Now, with only days to spare until the dybbuk takes over Alter’s body completely, the two boys must race to track down the killer—before the killer claims them next.
Review: “I hated the idea that to be considered a worthy American, I had to hack away parts of myself to become a more acceptable Jew, an invisible one. And I hated that in spite of my resentment, a part of me deeply wanted to anyway.”
The American Dream was little more than an illusion for so many European immigrants who came to these shores in the late 19th century, in search of a better life. Fleeing religious persecution, famine, economic hardships, so many left their homes and families behind to make the long journey across the Atlantic with the hope of finding prosperity and attaining the unalienable rights of life, liberty, and the pursuit of happiness promised by the founders. What so many discovered instead was more discrimination, hate, poverty, and exploitation (and the more things change, the more they stay the same). Author Aden Polydoros writes in the final chapter of this brilliant and beautiful book: “. . . don’t be deceived, those walls aren’t polished marble, they’re particle-board, sawdust, and plaster, colored white with lead.” His protagonist, Alter Rosen, was speaking of what remained of the 1893 Chicago World’s Fair at the time, but it served as a fitting metaphor for the façade of the goldene medina—the golden land—and the reality of what lied beneath.

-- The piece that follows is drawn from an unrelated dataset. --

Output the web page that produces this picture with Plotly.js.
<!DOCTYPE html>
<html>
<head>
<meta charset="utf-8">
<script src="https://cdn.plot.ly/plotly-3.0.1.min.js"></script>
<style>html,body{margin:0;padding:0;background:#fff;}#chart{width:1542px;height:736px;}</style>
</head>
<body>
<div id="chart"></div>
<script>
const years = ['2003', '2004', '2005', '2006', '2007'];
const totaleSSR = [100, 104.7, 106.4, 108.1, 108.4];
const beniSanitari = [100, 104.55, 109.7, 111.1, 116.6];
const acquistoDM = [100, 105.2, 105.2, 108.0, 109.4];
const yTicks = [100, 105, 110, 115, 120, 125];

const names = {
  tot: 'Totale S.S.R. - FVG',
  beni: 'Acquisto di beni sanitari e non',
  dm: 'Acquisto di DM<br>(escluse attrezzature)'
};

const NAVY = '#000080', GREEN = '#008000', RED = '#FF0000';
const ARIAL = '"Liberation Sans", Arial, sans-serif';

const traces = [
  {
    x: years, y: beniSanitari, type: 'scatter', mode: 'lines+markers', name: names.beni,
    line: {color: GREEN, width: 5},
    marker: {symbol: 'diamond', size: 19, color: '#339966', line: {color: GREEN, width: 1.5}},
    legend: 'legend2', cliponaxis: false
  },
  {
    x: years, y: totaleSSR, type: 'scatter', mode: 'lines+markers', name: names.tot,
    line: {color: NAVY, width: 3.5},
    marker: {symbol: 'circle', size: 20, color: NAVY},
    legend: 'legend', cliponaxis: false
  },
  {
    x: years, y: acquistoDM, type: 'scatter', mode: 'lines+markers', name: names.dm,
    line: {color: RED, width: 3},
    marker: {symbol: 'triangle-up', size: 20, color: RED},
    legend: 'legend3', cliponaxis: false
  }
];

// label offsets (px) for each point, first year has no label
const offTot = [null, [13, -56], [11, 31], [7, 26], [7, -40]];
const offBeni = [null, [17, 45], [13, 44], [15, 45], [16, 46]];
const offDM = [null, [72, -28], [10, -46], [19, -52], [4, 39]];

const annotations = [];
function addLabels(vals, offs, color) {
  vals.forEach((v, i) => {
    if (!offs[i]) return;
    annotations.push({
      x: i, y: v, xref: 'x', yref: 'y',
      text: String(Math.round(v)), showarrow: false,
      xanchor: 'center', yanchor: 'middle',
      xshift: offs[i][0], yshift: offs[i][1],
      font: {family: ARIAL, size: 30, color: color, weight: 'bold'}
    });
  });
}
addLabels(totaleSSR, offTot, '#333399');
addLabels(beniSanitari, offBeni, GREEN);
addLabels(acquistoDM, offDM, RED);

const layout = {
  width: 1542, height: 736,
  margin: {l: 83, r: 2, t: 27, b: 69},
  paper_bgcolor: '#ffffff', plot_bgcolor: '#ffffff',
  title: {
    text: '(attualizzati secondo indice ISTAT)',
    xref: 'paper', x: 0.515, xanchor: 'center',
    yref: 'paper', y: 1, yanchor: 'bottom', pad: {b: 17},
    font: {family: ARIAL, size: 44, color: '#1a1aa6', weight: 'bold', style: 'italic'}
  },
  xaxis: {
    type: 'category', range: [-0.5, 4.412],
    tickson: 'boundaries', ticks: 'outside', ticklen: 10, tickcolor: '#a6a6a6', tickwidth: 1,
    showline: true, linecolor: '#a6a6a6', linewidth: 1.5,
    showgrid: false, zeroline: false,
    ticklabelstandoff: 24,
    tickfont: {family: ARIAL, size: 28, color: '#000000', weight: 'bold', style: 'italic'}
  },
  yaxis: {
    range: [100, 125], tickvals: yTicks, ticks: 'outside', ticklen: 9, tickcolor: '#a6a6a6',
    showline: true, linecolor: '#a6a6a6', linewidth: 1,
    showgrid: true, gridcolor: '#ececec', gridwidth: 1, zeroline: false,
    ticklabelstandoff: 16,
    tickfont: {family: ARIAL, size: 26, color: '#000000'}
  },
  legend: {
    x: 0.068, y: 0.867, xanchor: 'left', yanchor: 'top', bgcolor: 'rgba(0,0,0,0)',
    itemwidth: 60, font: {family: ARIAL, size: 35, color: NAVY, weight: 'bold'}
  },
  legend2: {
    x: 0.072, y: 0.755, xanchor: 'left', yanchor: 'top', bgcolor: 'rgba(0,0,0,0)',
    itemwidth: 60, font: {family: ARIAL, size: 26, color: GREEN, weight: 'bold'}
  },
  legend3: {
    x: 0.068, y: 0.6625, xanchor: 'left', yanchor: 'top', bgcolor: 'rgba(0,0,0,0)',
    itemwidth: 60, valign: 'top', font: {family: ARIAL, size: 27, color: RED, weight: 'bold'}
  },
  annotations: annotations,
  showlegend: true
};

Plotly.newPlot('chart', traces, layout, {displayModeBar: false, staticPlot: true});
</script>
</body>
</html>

The City Beautiful is part gaslamp fantasy and part murder mystery with strong historical roots based in the factual—what life was like for Jewish immigrants living in the ghetto tenements on Maxwell Street in Chicago; workers rebelling against long hours, dangerous—sometimes deadly—working conditions, for so little pay; and the ways in which Alter struggled between assimilation and remaining true to his faith. Alter wears his sidelocks short and tucked behind his ears, his tzitzis under his shirt and waistcoat and tucked into his pants, and he wears a cap rather than a yarmulke in public more often than not to avoid the slurs he’s so familiar with. And there was, in fact, a serial killer who terrorized the Chicago World’s Fair, known as this country’s first serial murderer, a man named H.H. Holmes, dubbed the American Ripper. The killer in this novel, however, is preying solely upon young Jewish men for reasons that chilled me to the bone when his motive was revealed.

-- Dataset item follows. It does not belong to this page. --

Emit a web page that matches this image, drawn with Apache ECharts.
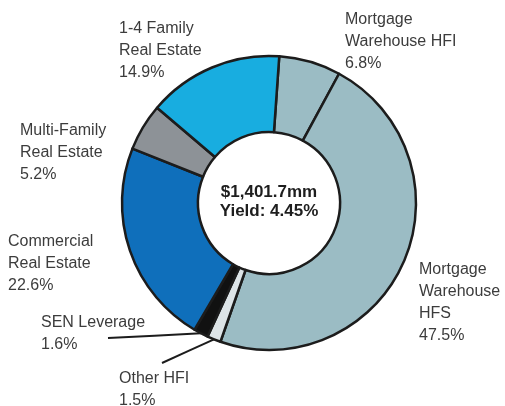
<!DOCTYPE html>
<html>
<head>
<meta charset="utf-8">
<script src="https://cdn.jsdelivr.net/npm/echarts@6/dist/echarts.min.js"></script>
<style>
  html, body { margin: 0; padding: 0; background: #ffffff; }
  #chart { width: 505px; height: 406px; }
</style>
</head>
<body>
<div id="chart"></div>
<script>
// Loan portfolio composition (share of total, %), clockwise from 12 o'clock
var categories = [
  'Mortgage\nWarehouse HFI',
  'Mortgage\nWarehouse\nHFS',
  'Other HFI',
  'SEN Leverage',
  'Commercial\nReal Estate',
  'Multi-Family\nReal Estate',
  '1-4 Family\nReal Estate'
];
var shares = [6.8, 47.5, 1.5, 1.6, 22.6, 5.2, 14.9];
var sliceColors = ['#9bbcc4', '#9bbcc4', '#dde4e7', '#111111', '#0f6fbb', '#8d9297', '#18ade0'];

// Totals shown in the hole
var totalBalanceMm = 1401.7;
var portfolioYield = 4.45;

// Where each label block sits (left, top) and, for leader-lined labels, the line's far end
var labelSpots = [
  { x: 345, y: 9 },
  { x: 419, y: 259 },
  { x: 119, y: 368, lineEnd: [162, 363] },
  { x: 41, y: 312, lineEnd: [108, 338] },
  { x: 8, y: 231 },
  { x: 20, y: 120 },
  { x: 119, y: 18 }
];
var withLeader = { 'Other HFI': true, 'SEN Leverage': true };

var chart = echarts.init(document.getElementById('chart'), null, { renderer: 'canvas' });

var pieData = categories.map(function (name, i) {
  return {
    name: name,
    value: shares[i],
    itemStyle: { color: sliceColors[i] },
    labelLine: { show: !!withLeader[name] }
  };
});

function fmtMoney(v) {
  var parts = v.toFixed(1).split('.');
  parts[0] = parts[0].replace(/\B(?=(\d{3})+(?!\d))/g, ',');
  return '$' + parts.join('.') + 'mm';
}

chart.setOption({
  animation: false,
  backgroundColor: '#ffffff',
  series: [{
    type: 'pie',
    center: [269, 203],
    radius: [71, 147],
    startAngle: 86,
    clockwise: true,
    avoidLabelOverlap: false,
    itemStyle: { borderColor: '#1c1c1c', borderWidth: 2.5 },
    emphasis: { disabled: true },
    label: {
      show: true,
      position: 'outside',
      formatter: function (p) { return p.name + '\n' + p.value.toFixed(1) + '%'; },
      fontFamily: 'Liberation Sans, Arial, sans-serif',
      fontSize: 16,
      lineHeight: 22,
      color: '#3c3c3c'
    },
    labelLine: {
      length: 10,
      length2: 10,
      lineStyle: { color: '#1c1c1c', width: 2 }
    },
    labelLayout: function (params) {
      var spot = labelSpots[params.dataIndex];
      var out = { x: spot.x, y: spot.y, align: 'left', verticalAlign: 'top' };
      if (spot.lineEnd && params.labelLinePoints) {
        var a = params.labelLinePoints[0];
        var b = spot.lineEnd;
        out.labelLinePoints = [a, [(a[0] + b[0]) / 2, (a[1] + b[1]) / 2], b];
      }
      return out;
    },
    data: pieData
  }],
  graphic: [{
    type: 'text',
    x: 269,
    y: 202,
    style: {
      text: fmtMoney(totalBalanceMm) + '\nYield: ' + portfolioYield.toFixed(2) + '%',
      font: 'bold 17px "Liberation Sans", Arial, sans-serif',
      lineHeight: 19,
      fill: '#1e1e1e',
      align: 'center',
      verticalAlign: 'middle'
    }
  }]
});
</script>
</body>
</html>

Alter is a young man whose responsibilities and burdens are numerous. At seventeen, he’s working to send every penny he doesn’t need to live on back to Romania to his mother and two sisters so they, too, can make the trip to America. His own journey to Chicago was not without its share of strife and heartbreak, and Polydoros renders it tenderly into who Alter has become in the years since he arrived, alone and frightened. Fate, it would seem, brought Frankie Portnoy into Alter’s orbit, giving him a place to stay, a family of sorts, and, more importantly, a means of earning money, even if it wasn’t what one would call honest work. Alter breaking away from a life of petty crime was a turning point where he wagered that he could be faithful to himself and his religion, be a “good mensch”, find gainful employment, and still earn enough money to pay for his family’s passage to America.
Human remains begin to appear in various locations, with more boys missing, which is terrifying to say the least, but it hits home in a profoundly personal way when one of Alter’s roommates, Yakov Kogan, a boy Alter had secretly fallen in love with, is found drowned in a lake at the Fair. The police leap to the conclusion of accident (or suicide), thanks to a lack of interest and because it was the easy explanation, but Alter has reason to believe otherwise after he attends Yakov’s body in the traditional ritual to prepare him for burial. What happens when Yakov is lowered into the mikveh is intense, sharply written, and sends Alter on a course of discovery that puts him on a path straight into danger and death. It also introduces the paranormal/fantasy element to the story, which was not only touching and poignant but frightening as well. That Alter and Frankie begin to grow close again while searching for Yakov’s killer introduces a tenderness to the story that was moving and welcome, but not at all easy.
The City Beautiful is exquisite in its storytelling, its characterizations, and the ways in which Aden Polydoros grounds his readers in the time and place, the sights and sounds and smells, and gives us the opportunity to think about and feel for the history as it unfolded and to admire the courage of those who came before us in search of an ideal that was crafted for some but not for others.